On Martha's Vineyard, Drew is thrown into an affluent, party-loving Black society that congregates on a beach known as the Inkwell. The visit is also the occasion of some bitter family strife. Drew's Aunt Frances (Vanessa Bell Calloway) and her husband, Spencer (Glynn Turman), are conservatives whose walls are plastered with pictures of Republican dignitaries such as Barry Goldwater and Ronald Reagan (who they keep saying will become president someday). Kenny, a former Black Panther, and Spencer argue furiously about racial issues.

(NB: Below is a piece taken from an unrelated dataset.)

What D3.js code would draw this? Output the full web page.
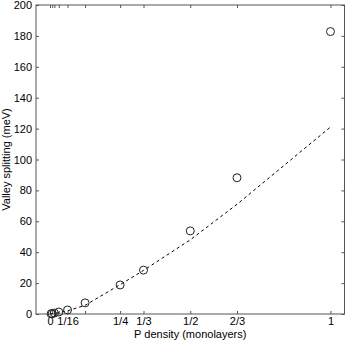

The Inkwell follows Drew's bumbling pursuit of the insufferably snooty Lauren (Jada Pinkett). He also befriends Heather (Adrienne-Joi Johnson), a young woman whose husband, Harold (Morris Chestnut), is a faithless louse. The movie comes to an end on the Fourth of July, when the Bicentennial fireworks end up symbolizing not just America's 200th birthday but Drew finally having sex with Heather.

==Cast==
- Larenz Tate as Drew Tate
- Joe Morton as Kenny Tate
- Suzzanne Douglass as Brenda Tate
- Glynn Turman as Spencer Phillips
- Vanessa Bell Calloway as Frances Phillips
- Adrienne-Joi Johnson as Heather Lee
- Morris Chestnut as Harold Lee
- Jada Pinkett as Lauren Kelly
- Duane Martin as Junior Phillips
- Mary Alice as Evelyn
- Phyllis Yvonne Stickney as Dr. Wade
- Markus Redmond as Darryl
- Perry Moore as Moe
- Akia Victor as Charlene
- Jade as The New York Dream Machine

==Production==
For the 20th anniversary of the film, the cast reunited with writer/filmmaker Lathleen Ade-Brown for Essence where Larenz Tate spoke about the casting process. He told the magazine "Matty Rich was holding auditions in L.A. Jada [Pinkett Smith] was already cast in the role [as Lauren] and I remember her calling me, saying, ‘You got to do this movie!’ In fact, she was saying, ‘Listen, let’s meet up and rehearse because they are going to want me to read with you, so let’s rehearse, so you totally land it!’ I told her, ‘I’m going to rip that role! No need to rehearse, you just keep up with me and we just play off each other.’ She says. ‘I got you, let’s do it!’ I go in the audition and we really just lit up the room, then I had to audition solo. They didn't know what to expect considering I just did Menace II Society playing O-Dawg, a completely street person. So that impressed them and they offered me the part."

==Reception==
The Inkwell was poorly received by critics. It holds a rating of 22% on Rotten Tomatoes based on 9 reviews. It has since become a cult classic.